These days, people are prone to over-sharing, revealing way too much about themselves to perfect strangers, and even their friends. Part of it is the culture we live in, where we share every mundane detail of our lives on social media.
But the over-share happens offline too. In fact, over-sharing happens most often when we’re trying to control our anxiety, or make a good impression, and we fail. Psychologists call it “self regulation” and here’s why it backfires: When we’re trying too hard to look smart, witty or interesting, we don’t have enough brain power left to filter what we’re saying. So we blurt out something completely inappropriate. And we blurt these things out mostly to the people we’re trying to impress: Our boss, our date, our future in-laws.
To make matters worse, we’re embarrassed by our over-sharing so we try to fix the situation with an apology, which not only draws attention to our flub, but we may start blabbing even more!
But we can manage our tendency to over-share. Here are tips from psychology professor Dr. Hal Shorey.

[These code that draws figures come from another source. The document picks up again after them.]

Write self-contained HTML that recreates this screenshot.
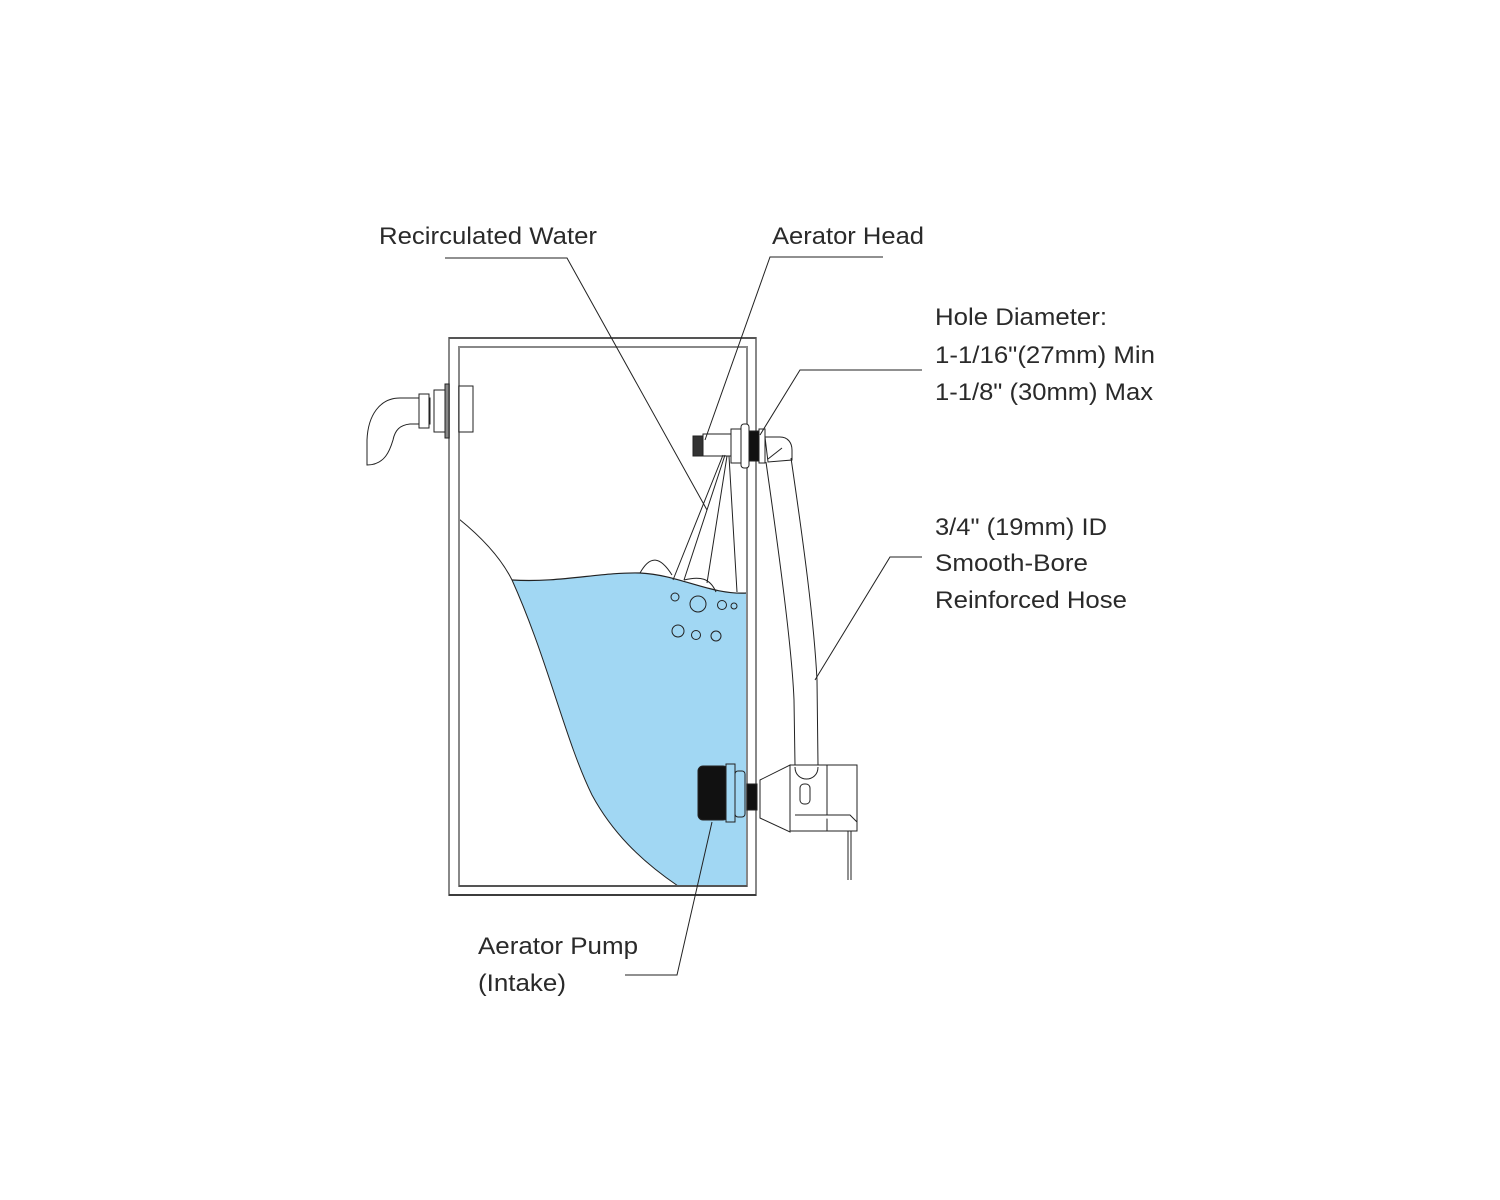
<!DOCTYPE html>
<html><head><meta charset="utf-8"><style>
html,body{margin:0;padding:0;background:#fff;}
svg{display:block;}
text{font-family:"Liberation Sans",Arial,sans-serif;font-size:24px;fill:#2a2a2a;}
</style></head><body>
<svg width="1500" height="1200" viewBox="0 0 1500 1200" xmlns="http://www.w3.org/2000/svg">
<!-- water -->
<path d="M512,580 C560,583 600,572 640,573 C680,575 710,595 747,593 L747,886 L678,886 C640,860 612,832 592,795 C565,740 548,660 512,580 Z" fill="#a1d7f3"/>
<path d="M459,519 C485,540 502,560 512,580 C548,660 565,740 592,795 C612,832 640,860 678,886" fill="none" stroke="#222" stroke-width="1"/>
<path d="M512,580 C560,583 600,572 640,573 C680,575 710,595 747,593" fill="none" stroke="#222" stroke-width="1.2"/>
<path d="M640,573 C650,555 660,556 672,575 M684,580 C700,576 710,578 716,592" fill="none" stroke="#222" stroke-width="1"/>
<!-- bubbles -->
<g fill="none" stroke="#222" stroke-width="1">
<circle cx="675" cy="597" r="4"/><circle cx="698" cy="604" r="8"/><circle cx="722" cy="605" r="4.5"/><circle cx="734" cy="606" r="3"/>
<circle cx="678" cy="631" r="6"/><circle cx="696" cy="635" r="4.5"/><circle cx="716" cy="636" r="5"/>
</g>
<!-- tank -->
<rect x="449" y="338" width="307" height="557" fill="none" stroke="#888" stroke-width="2"/>
<rect x="459" y="347" width="288" height="539" fill="none" stroke="#888" stroke-width="2"/>
<line x1="449" y1="338" x2="756" y2="338" stroke="#222" stroke-width="1"/>
<line x1="449" y1="895" x2="756" y2="895" stroke="#222" stroke-width="1.5"/>
<line x1="459" y1="886" x2="747" y2="886" stroke="#222" stroke-width="1"/>
<!-- left outlet -->
<g fill="#fff" stroke="#222" stroke-width="1">
<path d="M430,398 L400,398 C380,398 368,415 367,440 L367,465 C385,465 390,450 393,440 C395,430 400,425 410,424 L430,424 Z"/>
<rect x="419" y="394" width="10" height="34"/>
<rect x="434" y="390" width="15" height="42"/>
<rect x="445" y="384" width="4" height="54" fill="#888"/>
<rect x="459" y="386" width="14" height="46"/>
</g>
<!-- aerator head -->
<g stroke="#222" stroke-width="1" fill="#fff">
<rect x="693" y="436" width="10" height="20" fill="#333"/>
<rect x="703" y="434" width="28" height="22"/>
<rect x="731" y="429" width="10" height="34"/>
<rect x="741" y="424" width="8" height="44" rx="3"/>
<rect x="749" y="431" width="10" height="30" fill="#111"/>
<rect x="759" y="429" width="6" height="34"/>
<path d="M765,437 L780,437 C788,437 792,443 792,450 L792,460 L768,462 Z"/>
<line x1="768" y1="459" x2="782" y2="448"/>
</g>
<!-- spray lines -->
<g stroke="#222" stroke-width="1" fill="none">
<path d="M723,455 L673,580 M725,455 L684,580 M727,456 L707,583 M729,456 L737,592"/>
</g>
<!-- hose -->
<path d="M766,462 C780,560 792,650 794,700 L795,765" fill="none" stroke="#222" stroke-width="1"/>
<path d="M791,458 C803,540 814,620 817,680 L818,765" fill="none" stroke="#222" stroke-width="1"/>
<!-- intake -->
<g stroke="#222" stroke-width="1">
<rect x="698" y="766" width="30" height="54" rx="5" fill="#111"/>
<rect x="726" y="764" width="9" height="58" fill="#a1d7f3"/>
<rect x="735" y="771" width="10" height="46" rx="3" fill="#a1d7f3"/>
<rect x="747" y="784" width="10" height="26" fill="#111"/>
</g>
<!-- pump -->
<g stroke="#222" stroke-width="1" fill="#fff">
<path d="M760,780 L790,765 L790,832 L760,818 Z"/>
<rect x="790" y="765" width="67" height="66"/>
<rect x="800" y="784" width="10" height="20" rx="4"/>
<path d="M795,767 C795,783 818,783 818,767"/>
<line x1="827" y1="765" x2="827" y2="831"/>
<path d="M795,815 L850,815 L857,822"/>
<line x1="848" y1="831" x2="848" y2="880"/>
<line x1="851" y1="831" x2="851" y2="880"/>
</g>
<!-- leaders -->
<g stroke="#222" stroke-width="1" fill="none">
<path d="M445,258 L567,258 L707,510"/>
<path d="M883,257 L770,257 L705,440"/>
<path d="M922,370 L800,370 L760,435"/>
<path d="M922,557 L890,557 L815,680"/>
<path d="M625,975 L677,975 L712,822"/>
</g>
<!-- labels -->
<text x="379" y="244" textLength="218" lengthAdjust="spacingAndGlyphs">Recirculated Water</text>
<text x="772" y="244" textLength="152" lengthAdjust="spacingAndGlyphs">Aerator Head</text>
<text x="935" y="325" textLength="172" lengthAdjust="spacingAndGlyphs">Hole Diameter:</text>
<text x="935" y="363" textLength="220" lengthAdjust="spacingAndGlyphs">1-1/16"(27mm) Min</text>
<text x="935" y="400" textLength="218" lengthAdjust="spacingAndGlyphs">1-1/8" (30mm) Max</text>
<text x="935" y="535" textLength="172" lengthAdjust="spacingAndGlyphs">3/4" (19mm) ID</text>
<text x="935" y="571" textLength="153" lengthAdjust="spacingAndGlyphs">Smooth-Bore</text>
<text x="935" y="608" textLength="192" lengthAdjust="spacingAndGlyphs">Reinforced Hose</text>
<text x="478" y="954" textLength="160" lengthAdjust="spacingAndGlyphs">Aerator Pump</text>
<text x="478" y="991" textLength="88" lengthAdjust="spacingAndGlyphs">(Intake)</text>
</svg>
</body></html>
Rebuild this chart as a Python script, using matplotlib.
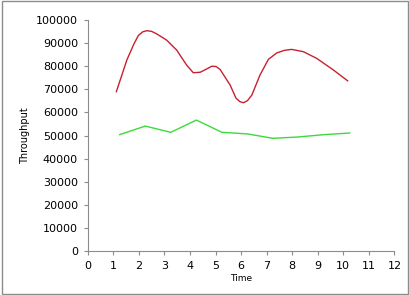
import matplotlib
matplotlib.use("Agg")
import matplotlib.pyplot as plt
from matplotlib.patches import Rectangle

# Red series
temps_vermell = [1.12, 1.53, 1.80, 1.98, 2.15, 2.31, 2.50, 2.70, 3.09, 3.48, 3.87, 4.13, 4.40,
                 4.65, 4.85, 5.02, 5.18, 5.57, 5.80, 5.95, 6.09, 6.25, 6.42, 6.74, 7.07, 7.40,
                 7.70, 7.98, 8.44, 8.96, 9.61, 10.17]
valors_vermell = [69000, 82700, 89500, 93300, 94900, 95400, 95100, 94000, 91300, 87000, 80500,
                  77200, 77400, 78800, 80000, 79900, 78600, 71900, 66200, 64700, 64200, 65100,
                  67500, 76200, 83000, 85800, 86900, 87300, 86300, 83400, 78400, 73700]

# Green series
temps_verd = [1.25, 2.25, 3.25, 4.25, 5.25, 6.25, 7.25, 8.25, 9.25, 10.25]
valors_verd = [50400, 54100, 51400, 56700, 51400, 50700, 48800, 49400, 50400, 51100]

x_ticks = list(range(0, 13))
y_ticks = list(range(0, 100001, 10000))

fig = plt.figure(figsize=(4.1, 2.95), dpi=100)
ax = fig.add_axes([0.214, 0.149, 0.748, 0.783])

ax.plot(temps_vermell, valors_vermell, color="#C8202E", lw=1.0)
ax.plot(temps_verd, valors_verd, color="#3ADB3A", lw=1.0)

ax.set_xlim(0, 12)
ax.set_ylim(0, 100000)
ax.set_xticks(x_ticks)
ax.set_yticks(y_ticks)
ax.tick_params(labelsize=8, length=3, width=0.8, color="#8c8c8c", pad=4)

for s in ["top", "right"]:
    ax.spines[s].set_visible(False)
for s in ["left", "bottom"]:
    ax.spines[s].set_color("#8c8c8c")
    ax.spines[s].set_linewidth(0.8)

ax.set_xlabel("Time", fontsize=6.5, labelpad=2)
ax.set_ylabel("Throughput", fontsize=7, labelpad=4)

# chart border
fig.patches.append(Rectangle((0.004, 0.005), 0.99, 0.99, transform=fig.transFigure,
                             fill=False, edgecolor="#8c8c8c", lw=1))

fig.savefig("out.png", dpi=100)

He says, first of all, your mom was right; think before you speak, and ask yourself these questions:
Why am I sharing this information with this specific person? What am I looking to gain? If it’s to relieve your anxiety, or to try and make a connection, don’t do it. You won’t accomplish either goal.
Also recognize the times when you do over-share, which is usually when you’re trying to make a good impression, or you’re nervous about what other people think about you.
And if you do over-share, drop it. The only time you should backtrack is if you think you’ve completely changed the person’s perception of you. If that’s the case, keep your apology short and simple. Say, “I know I embarrassed myself. That’s out of character for me.” Then, drop it for good.
And if you find yourself saying things like, “I’ve never told anyone this but....” Control yourself. That’s an over-share about to happen!